Третий параграф третьей главы "Эстетическая функция предисловий в романе М.Ю. Лермонтова "Герой нашего времени" раскрывает художественный потенциал ЛП, нашедший себя в романе Лермонтова.

Художественным открытием Лермонтова было соединение в одном произведении предисловия авторского, референтного, и игрового, стилизующего "чужое" сознание и "чужую" речь – предисловие рассказчика, обладателя рукописей Печорина. Однако авторское предисловие к "Герою нашего времени" находится вне сферы объяснений или разъяснений "общего замысла" или "цели произведения", как это было присуще авторским предисловиям традиционного объяснительного типа. Оно наполнено интонациями насмешки, недоговоренностей. Злая ирония и едкое подшучивание над "современным человеком" давали Лермонтову возможность уходить от прямых, декларативных заявлений и одновременно поддерживать у читателя ощущение находящегося рядом "невидимого и тем не менее смертельного орудия".

Ироническая недосказанность, демонстрируемая реальным автором, дополняется парадоксальностью суждений путешествующего рассказчика, предпосылающего предисловие запискам главного героя, а также мистическим ореолом событий, которые происходят с Печориным, "таинственными", сверхличными причинами его поступков. Все это размыкает роман в экзистенциальную сферу и выводит проблему "героя нашего времени" за рамки конкретно-исторической драмы, обращая ее к самой природе человека и мира.
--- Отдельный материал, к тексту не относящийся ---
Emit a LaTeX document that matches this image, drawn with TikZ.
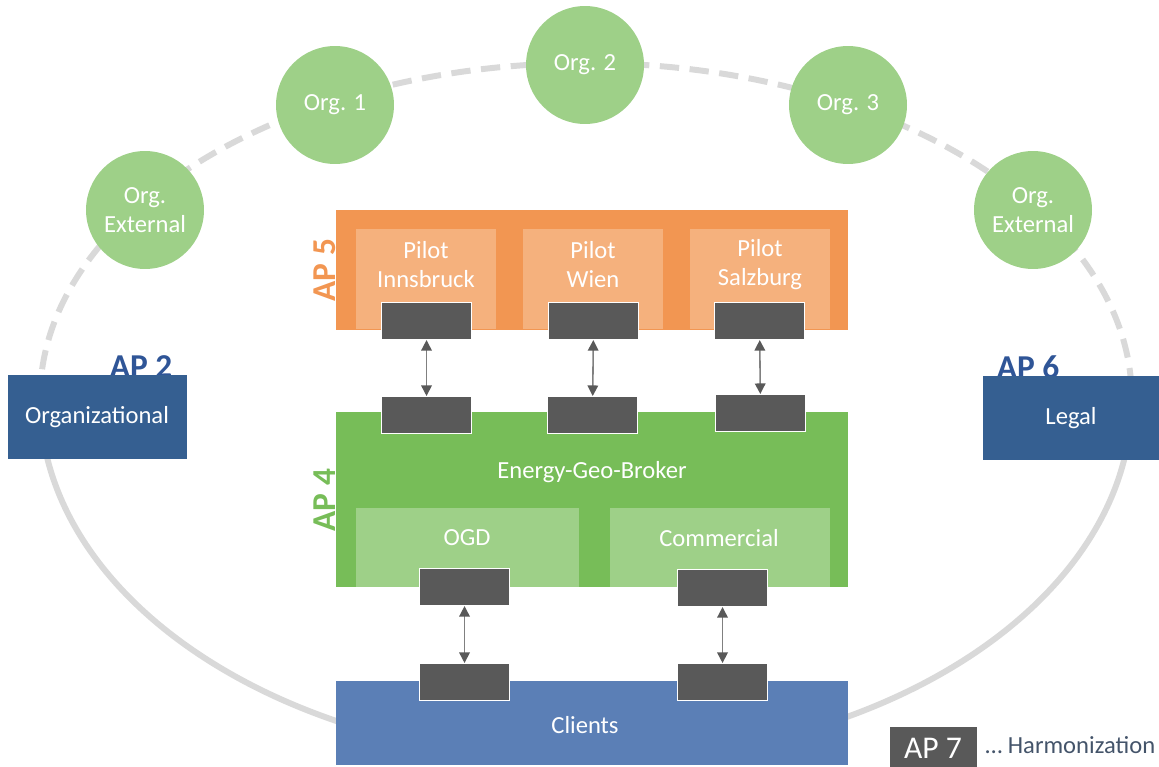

Глубокое проникновение в душевную жизнь героя, осуществляемое Лермонтовым через самопознание, самоанализ Печорина, помогает писателю представить рефлектирующего героя, являющегося "портретом" своего поколения. Однако функционирование предисловий в "Герое нашего времени" обусловлено, в первую очередь, необходимостью показать неоднородность этого поколения, свидетельствующую о драматизме исторической эпохи, в которую пришлось жить писателю и его героям. Предисловие реального автора и предисловие автора-повествователя не являются текстами только презентующего или только игрового характера. Они выполняют функцию "голосов" самой эпохи. Оба предисловия "втягиваются" в художественное целое, представляя в нем "голоса" эпохи – голос иронического автора и голос автора-повествователя, подмечающего парадоксальность самой окружающей действительности, вносящего в романный мир интонации глубокого личного отношения к свидетельствам эпохи – запискам Печорина.

Множественность "авторских позиций" и "повествовательных голосов" помогла писателю показать неоднородность своего "поколения", его драматическую разобщенность, нежелание узнавать себя в "другом" и понимать "другого", находить "оправдания поступкам" "другого".